5. The registrant’s other certifying officer and I have disclosed, based on our most recent evaluation of internal control over financial reporting, to the registrant’s auditors and the audit committee of the registrant’s board of directors (or persons performing the equivalent functions):

 

a. All significant deficiencies and material weaknesses in the design or operation of internal control over financial reporting which are reasonably likely to adversely affect the registrant’s ability to record, process, summarize and report financial information; and

 

b. Any fraud, whether or not material, that involves management or other employees who have a significant role in the registrant’s internal control over financial reporting.

Date: May 23, 2014

 

 /s/ James Farrar

James Farrar

Chief Executive Officer and Director

Exhibit 31.2

CERTIFICATION

I, Anthony Maretic, certify that:

 

1. I have reviewed this Quarterly Report on Form 10-Q of City Office REIT, Inc.;

 

2. Based on my knowledge, this report does not contain any untrue statement of a material fact or omit to state a material fact necessary to make the statements made, in light of the circumstances under which such statements were made, not misleading with respect to the period covered by this report;

 

3. Based on my knowledge, the financial statements, and other financial information included in this report, fairly present in all material respects the financial condition, results of operations and cash flows of the registrant as of, and for, the periods presented in this report;

 

4. The registrant’s other certifying officer and I are responsible for establishing and maintaining disclosure controls and procedures (as defined in Exchange Act Rules 13a-15(e) and 15d-15(e)) for the registrant and have:

 

a.
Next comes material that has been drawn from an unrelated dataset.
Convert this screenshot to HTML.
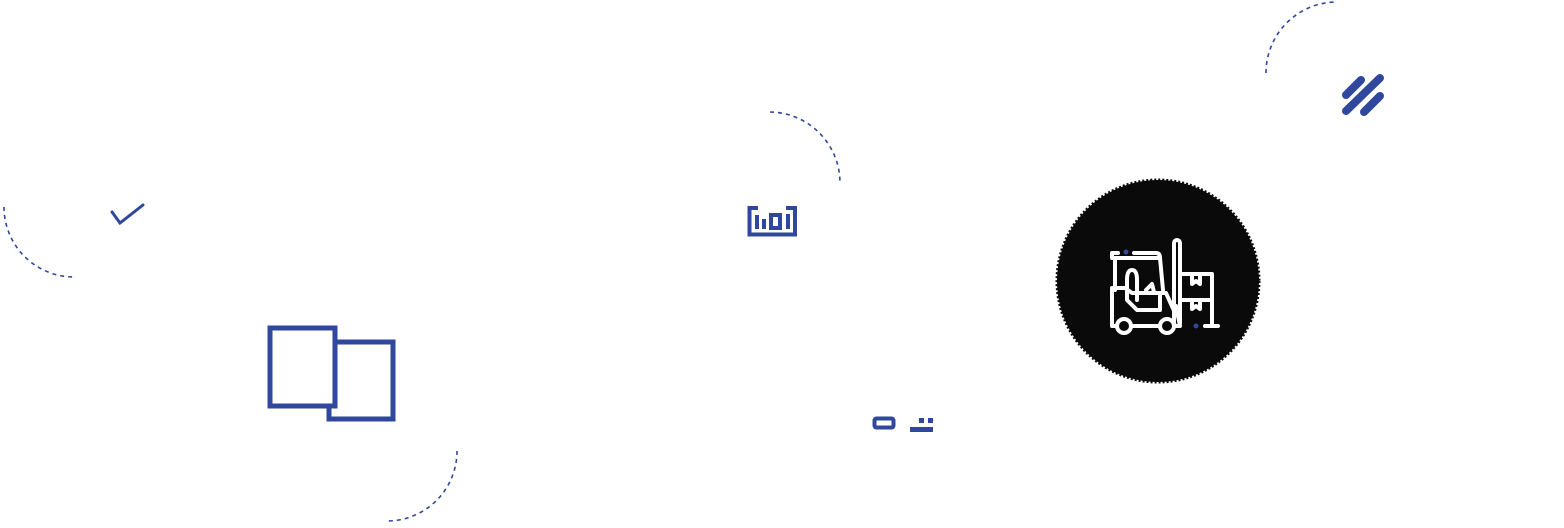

Designed such disclosure controls and procedures, or caused such disclosure controls and procedures to be designed under our supervision, to ensure that material information relating to the registrant, including its consolidated subsidiaries, is made known to us by others within those entities, particularly during the period in which this report is being prepared;

 

b. Evaluated the effectiveness of the registrant’s disclosure controls and procedures and presented in this report our conclusions about the effectiveness of the disclosure controls and procedures, as of the end of the period covered by this report based on such evaluation; and

 

c. Disclosed in this report any change in the registrant’s internal control over financial reporting that occurred during the registrant’s most recent fiscal quarter (the registrant’s fourth fiscal quarter in the case of an annual report) that has materially affected, or is reasonably likely to materially affect, the registrant’s internal control over financial reporting; and

 

5. The registrant’s other certifying officer and I have disclosed, based on our most recent evaluation of internal control over financial reporting, to the registrant’s auditors and the audit committee of the registrant’s board of directors (or persons performing the equivalent functions):

 

a. All significant deficiencies and material weaknesses in the design or operation of internal control over financial reporting which are reasonably likely to adversely affect the registrant’s ability to record, process, summarize and report financial information; and

 

b. Any fraud, whether or not material, that involves management or other employees who have a significant role in the registrant’s internal control over financial reporting.

Date: May 23, 2014

 

 /s/ Anthony Maretic

Anthony Maretic

Chief Financial Officer, Secretary and Treasurer

Exhibit 32.1

Certification Pursuant to 18 U.S.C. Section 1350,

as adopted pursuant to

Section 906 of the Sarbanes-Oxley Act of 2002

In connection with the Quarterly Report of City Office REIT, Inc. (the “Company”) on Form 10-Q for the period ended March 31, 2014 as filed with the Securities and Exchange Commission (the “Report”), I, James Farrar, Chief Executive Officer of the Company, certify that to my knowledge:

 

1. the Report fully complies with the requirements of section 13(a) or 15(d) of the Securities Exchange Act of 1934; and

 

2. the information contained in the Report fairly presents, in all material respects, the financial condition and results of operations of the Company.

 

 /s/ James Farrar

James Farrar

Chief Executive Officer and Director

May 23, 2014

This written statement is being furnished to the Securities and Exchange Commission as an exhibit to the Report. A signed original of this written statement required by Section 906 has been provided to City Office REIT, Inc. and will be retained by City Office REIT, Inc. and furnished to the Securities and Exchange Commission or its staff upon request.

Exhibit 32.2

Certification Pursuant to 18 U.S.C. Section 1350,

as adopted pursuant to

Section 906 of the Sarbanes-Oxley Act of 2002

In connection with the Quarterly Report of City Office REIT, Inc. (the “Company”) on Form 10-Q for the period ended March 31, 2014 as filed with the Securities and Exchange Commission (the “Report”), I, Anthony Maretic, Chief Financial Officer of the Company, certify that to my knowledge:

 

1. the Report fully complies with the requirements of section 13(a) or 15(d) of the Securities Exchange Act of 1934; and

 

2. the information contained in the Report fairly presents, in all material respects, the financial condition and results of operations of the Company.

 

 /s/ Anthony Maretic

Anthony Maretic

Chief Financial Officer, Secretary and Treasurer

May 23, 2014

This written statement is being furnished to the Securities and Exchange Commission as an exhibit to the Report. A signed original of this written statement required by Section 906 has been provided to City Office REIT, Inc. and will be retained by City Office REIT, Inc. and furnished to the Securities and Exchange Commission or its staff upon request.